地目を変更したい場合は、地目変更登記を行わなければなりません。
その土地の利用目的が変わったのであれば、避けて通れない登記になります。
原野から宅地への変更がある場合は、建物が建てられてから1ヶ月以内の申請が必要です。
これは不動産登記法第37条にも定められています。
「地目又は地積について変更があったときは、表題部所有者又は所有権の登記名義人は、その変更があった日から一月以内に、当該地目又は地積に関する変更の登記を申請しなければならない。」
土地の使い方が変わったにもかかわらず、地目変更登記を行わないままでいると、過料の罰を課せられる可能性があるので注意してください。
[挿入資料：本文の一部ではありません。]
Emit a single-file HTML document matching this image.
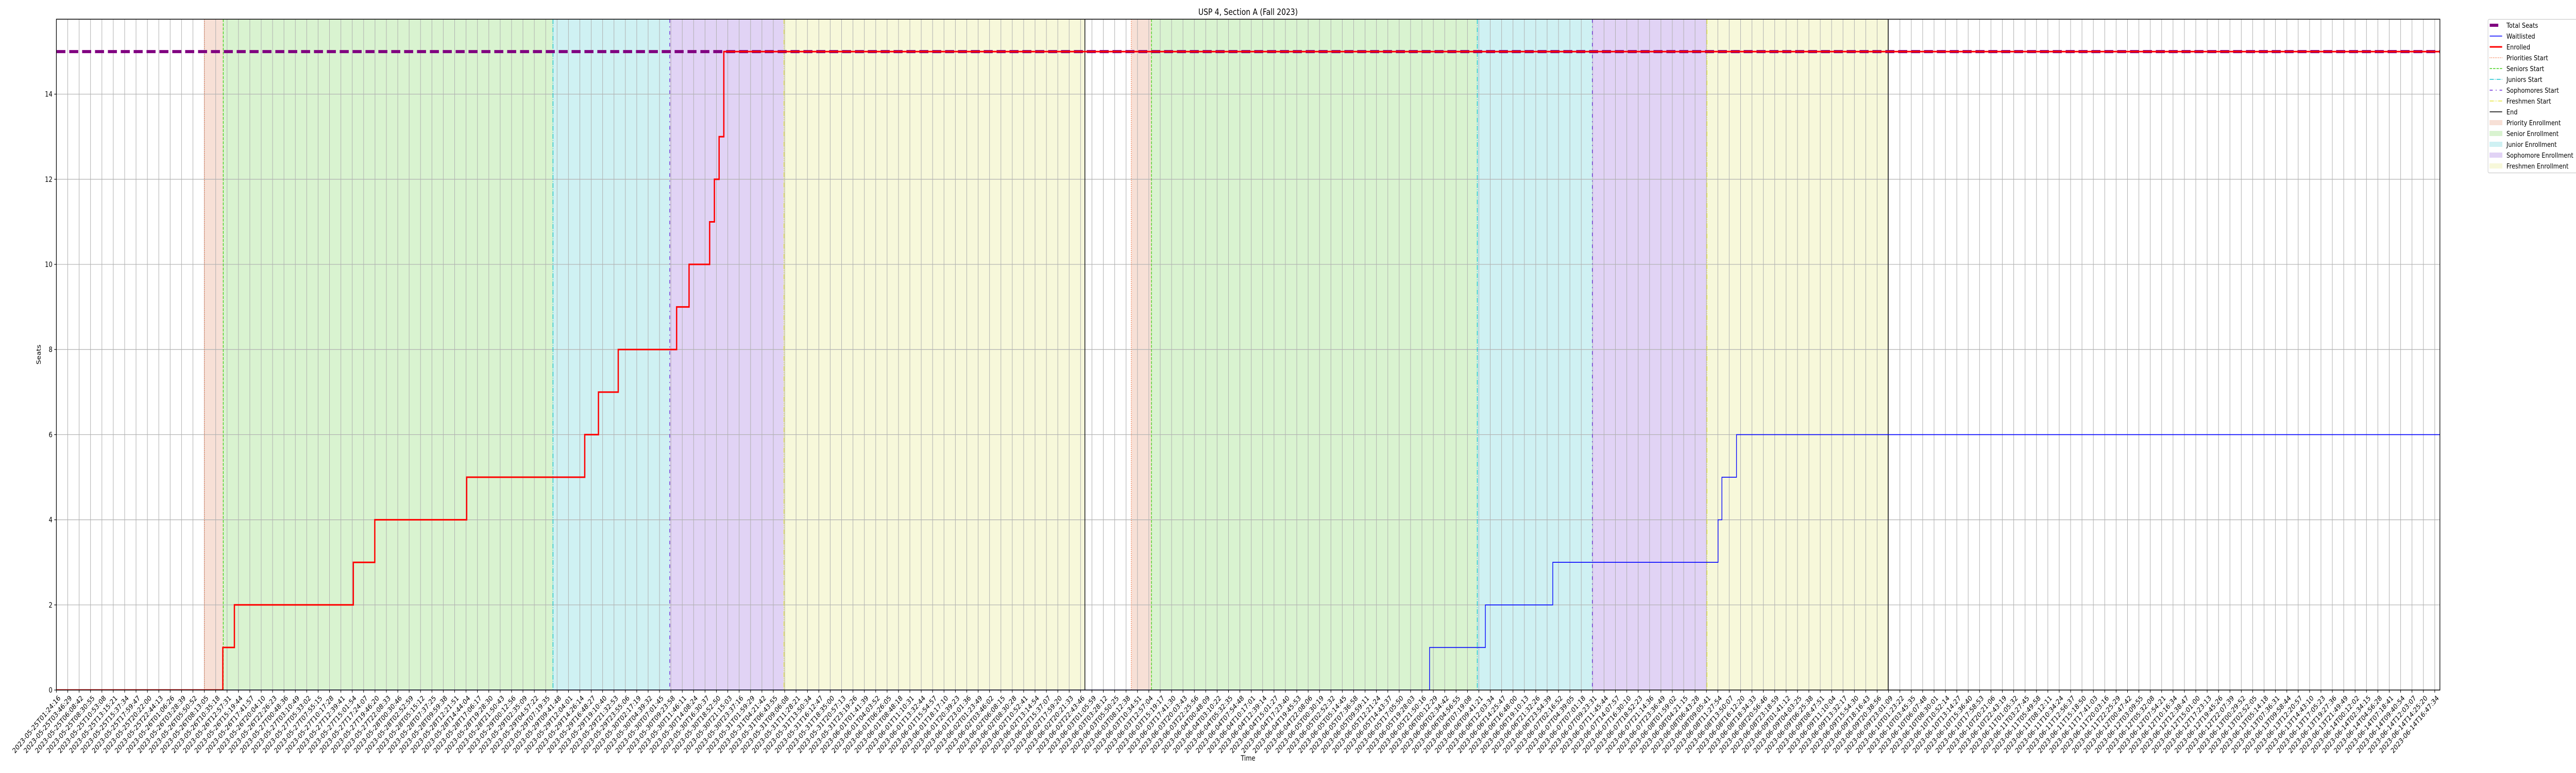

また、土地の地目は、固定資産税にもかかわってくる重要な項目です。
そのため、期日までの申請を忘れずに行ってください。
原野から宅地へ!地目変更登記の基本的な申請の流れ
地目変更登記の重要性がお分かりいただけたでしょうか。
それでは、地目変更登記の基本的な申請の流れについてもご紹介しておきましょう。
1.まずは、法務局で地目を変更したい土地の登記情報を取得します。
2.取得した登記情報をもとに、その土地の地目が原野になっているかを確かめてください。
3.地目が合致していたら、宅地への地目変更登記のための書類を作成し、法務局へ提出します。
4.書類を提出してからおおよそ10日ほどで登記が完了するので、法務局へ出向き登記完了書などを受け取ってください。
地目を変更するときの基本的な申請の流れは以上です。
地目変更登記は前述したとおり、1ヶ月という期日内の申請が義務付けられています。
慣れない地目変更登記の手続きに、想定した以上の時間がかかってしまうこともあるかもしれませんので、できるだけ早めの行動を心掛けましょう。
地目や登記について少しでも理解を深めておくと、申請を進めていくうえでも安心できるはずですよ。
期日を守り地目変更登記を行おう!
地目変更登記と聞くと難しく感じるかもしれません。
しかし、地目や登記についての基本的な知識を持っておくだけで、地目変更登記の申請もそれほど労力がかかることはないでしょう。
注意しなければならないのは、申請に期限があるということです。
原野から宅地へ地目を変更するときは、建物の建築後1ヶ月以内の申請を忘れずに行いましょう。